San Francisco Is 2010 City R+D Winner
"Cities have the capability of providing something for everybody, only because, and only when, they are created by everybody," Jane Jacobs wrote in The Death and Life of Great American Cities. We couldn't agree more and and so it is with great excitement that we announce the judges selection for the City R+D 2010: San Francisco.
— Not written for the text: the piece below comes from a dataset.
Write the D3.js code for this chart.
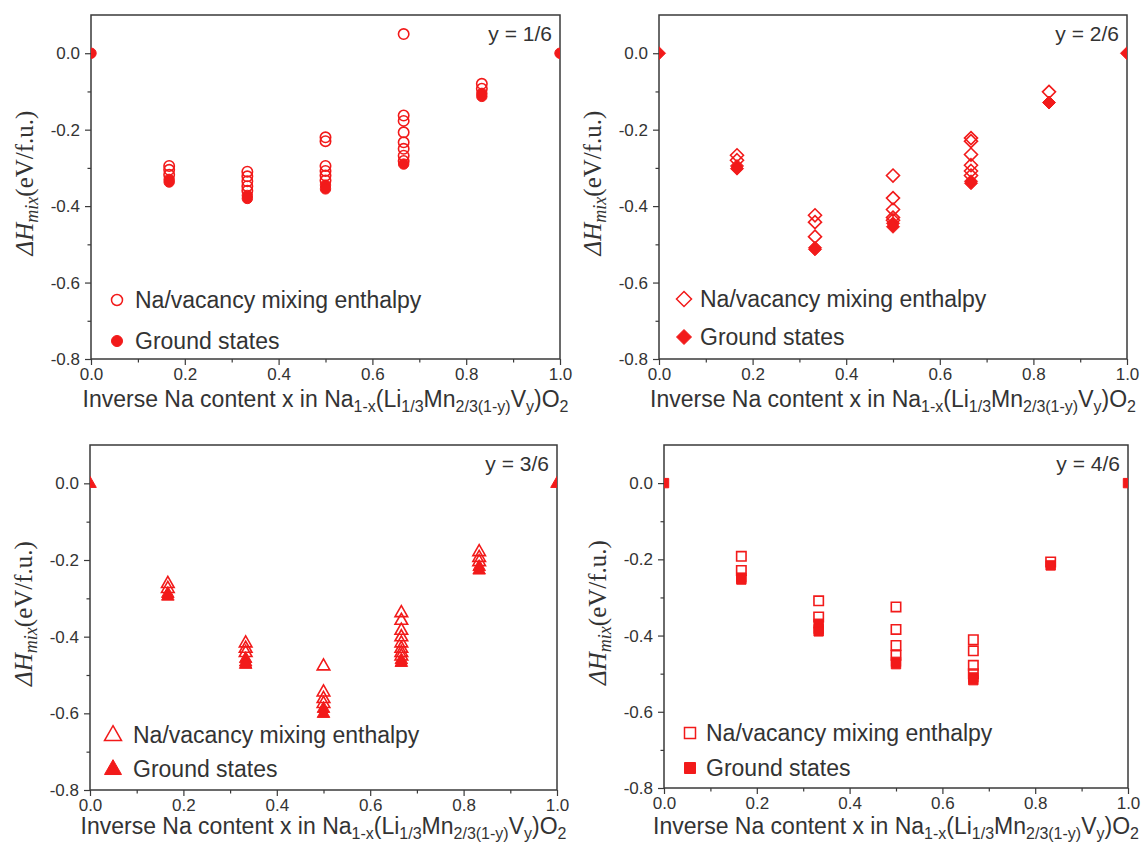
<!DOCTYPE html>
<html>
<head>
<meta charset="utf-8">
<script src="https://cdn.jsdelivr.net/npm/d3@7"></script>
<style>
  body { margin: 0; background: #fff; }
  text { font-family: "Liberation Sans", Arial, sans-serif; fill: #333; }
</style>
</head>
<body>
<div id="chart"></div>
<script>
// Data
const compositions = [0, 1/6, 2/6, 3/6, 4/6, 5/6, 1];
const xTicks = [0, 0.2, 0.4, 0.6, 0.8, 1.0];
const xMinor = [0.1, 0.3, 0.5, 0.7, 0.9];
const yTicks = [0, -0.2, -0.4, -0.6, -0.8];
const yMinor = [-0.1, -0.3, -0.5, -0.7];
const panelLabels = ["y = 1/6", "y = 2/6", "y = 3/6", "y = 4/6"];
const markerShapes = ["circle", "diamond", "triangle", "square"];
const legendLabels = ["Na/vacancy mixing enthalpy", "Ground states"];

// one list of energies per composition (eV/f.u.)
const mixingY1 = [[], [-0.295, -0.305, -0.318], [-0.31, -0.322, -0.335, -0.348, -0.36],
  [-0.22, -0.23, -0.295, -0.308, -0.32, -0.333], [0.05, -0.163, -0.177, -0.207, -0.233, -0.25, -0.268, -0.282],
  [-0.08, -0.093], []];
const groundY1 = [[0], [-0.33, -0.337], [-0.372, -0.38], [-0.345, -0.355], [-0.29], [-0.105, -0.113], [0]];

const mixingY2 = [[], [-0.267, -0.28], [-0.424, -0.442, -0.48], [-0.32, -0.379, -0.409, -0.43, -0.437],
  [-0.222, -0.23, -0.265, -0.293, -0.308, -0.32], [-0.101], []];
const groundY2 = [[0], [-0.295, -0.302], [-0.509, -0.513], [-0.445, -0.454], [-0.335, -0.34], [-0.129], [0]];

const mixingY3 = [[], [-0.261, -0.274], [-0.416, -0.43, -0.441], [-0.476, -0.544, -0.561, -0.574],
  [-0.337, -0.357, -0.383, -0.4, -0.416, -0.43, -0.441, -0.45], [-0.178, -0.193, -0.204], []];
const groundY3 = [[0], [-0.287, -0.294], [-0.457, -0.466, -0.472], [-0.587, -0.6], [-0.46, -0.467], [-0.217, -0.226], [0]];

const mixingY4 = [[], [-0.192, -0.229], [-0.309, -0.351], [-0.325, -0.384, -0.426, -0.452],
  [-0.411, -0.44, -0.478, -0.5], [-0.207], []];
const groundY4 = [[0], [-0.248, -0.253], [-0.369, -0.383, -0.389], [-0.469, -0.475], [-0.51, -0.517], [-0.216], [0]];

const mixingSets = [mixingY1, mixingY2, mixingY3, mixingY4];
const groundSets = [groundY1, groundY2, groundY3, groundY4];

// panel frames on the page
const frames = [
  { left: 91, right: 560, top: 15, bottom: 359, legX: 117, legTx: 135, legY: [300, 341], titleY: 407 },
  { left: 659, right: 1127, top: 15, bottom: 359, legX: 684, legTx: 700, legY: [299, 337], titleY: 407 },
  { left: 90, right: 557, top: 445, bottom: 790, legX: 113, legTx: 133, legY: [735, 769], titleY: 834 },
  { left: 664, right: 1128, top: 445, bottom: 788, legX: 690, legTx: 706, legY: [733, 768], titleY: 834 }
];

const red = "#f21a1a";
const axisColor = "#3a3a3a";
const W = 1144, H = 850;

const svg = d3.select("#chart").append("svg")
  .attr("width", W)
  .attr("height", H);

function markerPath(shape, s) {
  if (shape === "circle") return d3.symbol(d3.symbolCircle, Math.PI * s * s)();
  if (shape === "square") return d3.symbol(d3.symbolSquare, 4 * s * s)();
  if (shape === "diamond") return `M0,${-s}L${s},0L0,${s}L${-s},0Z`;
  // triangle pointing up
  return `M0,${-s * 1.1}L${s},${s * 0.65}L${-s},${s * 0.65}Z`;
}

const dataSize = { circle: 5.2, diamond: 6.5, triangle: 6.3, square: 4.7 };
const legendSize = { circle: 5.5, diamond: 7.5, triangle: 8.5, square: 5.5 };

const xTitleParts = [
  ["Inverse Na content x in Na", false], ["1-x", true], ["(Li", false], ["1/3", true],
  ["Mn", false], ["2/3(1-y)", true], ["V", false], ["y", true], [")O", false], ["2", true]
];

frames.forEach((f, i) => {
  const shape = markerShapes[i];
  const x = d3.scaleLinear().domain([0, 1]).range([f.left, f.right]);
  const y = d3.scaleLinear().domain([-0.8, 0.1]).range([f.bottom, f.top]);
  const g = svg.append("g");

  // clip so end points are cut by the frame
  const clipId = "clip" + i;
  svg.append("clipPath").attr("id", clipId)
    .append("rect")
    .attr("x", f.left).attr("y", f.top)
    .attr("width", f.right - f.left).attr("height", f.bottom - f.top);

  // axes
  g.append("g")
    .attr("transform", `translate(0,${f.bottom})`)
    .call(d3.axisBottom(x).tickValues(xTicks).tickSize(6).tickPadding(3).tickFormat(d => d.toFixed(1)))
    .call(a => a.select(".domain").remove())
    .call(a => a.selectAll("text").style("font-size", "17px").attr("fill", "#333"))
    .call(a => a.selectAll("line").attr("stroke", axisColor).attr("stroke-width", 1.2));
  g.append("g")
    .attr("transform", `translate(0,${f.bottom})`)
    .call(d3.axisBottom(x).tickValues(xMinor).tickSize(3.5).tickFormat(""))
    .call(a => a.select(".domain").remove())
    .call(a => a.selectAll("line").attr("stroke", axisColor).attr("stroke-width", 1.2));
  g.append("g")
    .attr("transform", `translate(${f.left},0)`)
    .call(d3.axisLeft(y).tickValues(yTicks).tickSize(6).tickPadding(5).tickFormat(d => d.toFixed(1)))
    .call(a => a.select(".domain").remove())
    .call(a => a.selectAll("text").style("font-size", "17px").attr("fill", "#333"))
    .call(a => a.selectAll("line").attr("stroke", axisColor).attr("stroke-width", 1.2));
  g.append("g")
    .attr("transform", `translate(${f.left},0)`)
    .call(d3.axisLeft(y).tickValues(yMinor).tickSize(3.5).tickFormat(""))
    .call(a => a.select(".domain").remove())
    .call(a => a.selectAll("line").attr("stroke", axisColor).attr("stroke-width", 1.2));

  // frame
  g.append("rect")
    .attr("x", f.left).attr("y", f.top)
    .attr("width", f.right - f.left).attr("height", f.bottom - f.top)
    .attr("fill", "none")
    .attr("stroke", axisColor)
    .attr("stroke-width", 1.5);

  // points
  const mixPts = [], groundPts = [];
  compositions.forEach((c, k) => {
    mixingSets[i][k].forEach(v => mixPts.push({ c, v }));
    groundSets[i][k].forEach(v => groundPts.push({ c, v }));
  });

  const pts = g.append("g").attr("clip-path", `url(#${clipId})`);
  pts.selectAll("path.mix")
    .data(mixPts)
    .enter()
    .append("path")
    .attr("class", "mix")
    .attr("d", markerPath(shape, dataSize[shape]))
    .attr("transform", d => `translate(${x(d.c)},${y(d.v)})`)
    .attr("fill", "none")
    .attr("stroke", red)
    .attr("stroke-width", 1.6);
  pts.selectAll("path.gs")
    .data(groundPts)
    .enter()
    .append("path")
    .attr("class", "gs")
    .attr("d", markerPath(shape, dataSize[shape]))
    .attr("transform", d => `translate(${x(d.c)},${y(d.v)})`)
    .attr("fill", red)
    .attr("stroke", red)
    .attr("stroke-width", 1);

  // panel label
  g.append("text")
    .attr("x", f.right - 8)
    .attr("y", f.top + 26)
    .attr("text-anchor", "end")
    .style("font-size", "21px")
    .text(panelLabels[i]);

  // legend
  legendLabels.forEach((lab, j) => {
    g.append("path")
      .attr("d", markerPath(shape, legendSize[shape]))
      .attr("transform", `translate(${f.legX},${f.legY[j]})`)
      .attr("fill", j === 0 ? "none" : red)
      .attr("stroke", red)
      .attr("stroke-width", j === 0 ? 1.5 : 1);
    g.append("text")
      .attr("x", f.legTx)
      .attr("y", f.legY[j] + 8)
      .style("font-size", "23px")
      .text(lab);
  });

  // x axis title with subscripts
  const xt = g.append("text")
    .attr("x", (f.left + f.right) / 2)
    .attr("y", f.titleY)
    .attr("text-anchor", "middle")
    .style("font-size", "23px");
  let shift = 0;
  xTitleParts.forEach(([s, sub]) => {
    const target = sub ? 5 : 0;
    xt.append("tspan")
      .attr("dy", target - shift)
      .style("font-size", sub ? "16px" : "23px")
      .text(s);
    shift = target;
  });

  // y axis title
  const yt = g.append("text")
    .attr("transform", `translate(${f.left - 58},${(f.top + f.bottom) / 2 - 4}) rotate(-90)`)
    .attr("text-anchor", "middle")
    .style("font-family", "'Liberation Serif', 'Times New Roman', serif")
    .style("font-size", "25px");
  yt.append("tspan").style("font-style", "italic").text("ΔH");
  yt.append("tspan").style("font-style", "italic").style("font-size", "18px").attr("dy", 5).text("mix");
  yt.append("tspan").attr("dy", -5).text("(eV/f.u.)");
});
</script>
</body>
</html>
The group, comprised of local residents, business owners, urban planners, landscape architects and city officials, was built by organizers Liz Westbrook, Paul Supawanich, and Thea Selby.
"Feasible," "relevant," "inspiring," "focused," "achievable," and "shareable," were all words our City R+D judges used to describe the Walk Stop proposal aimed at making the Midtown area of San Francisco safer and more walkable.
From the proposal:
The purpose of this pilot program is 4-fold:
1. To promote the health of San Franciscan residents and tourists and the environment by encouraging walking.
2. To build social capital within neighborhoods by developing a network of Walk Stops with benches, greenery, community posts (for posting notices) and wayfinders with walking and biking times to adjacent communities and points-of-interest.
3. To connect communities by creating a network of Walk Stops throughout the city.
4. To calm traffic at important intersections by building safe and inviting spaces.
The proposed Walk Stop will also increase safety, create a sense of place and promote public health among other things.
-Increase safety and sidewalk space with Bulbouts where possible; if they already exist, all the easier
-Add greenery through the smart use of permeable pavement, at least 2 squares/walk stop
-Build vibrant places for commerce, seating and foot traffic with the inclusion of a parklet by a retail outlet adjacent to Walk Stop without blocking traffic
-Showcase local artists and create community with chalked mandalas in the center of the intersections, temporary, but refreshed biannually
-Promote health and community connection with a combined community post/wayfinder at each WalkStop. Wayfinders would not only promote the presence of good resources, but also reduce the psychological distance to walking to them.
"It's so rare that you're able to get attendance from community members," says organizer Paul Supawanich. "City R+D gave us the opportunity to connect the right people and to get people to have a conversation in the first place. That's really important."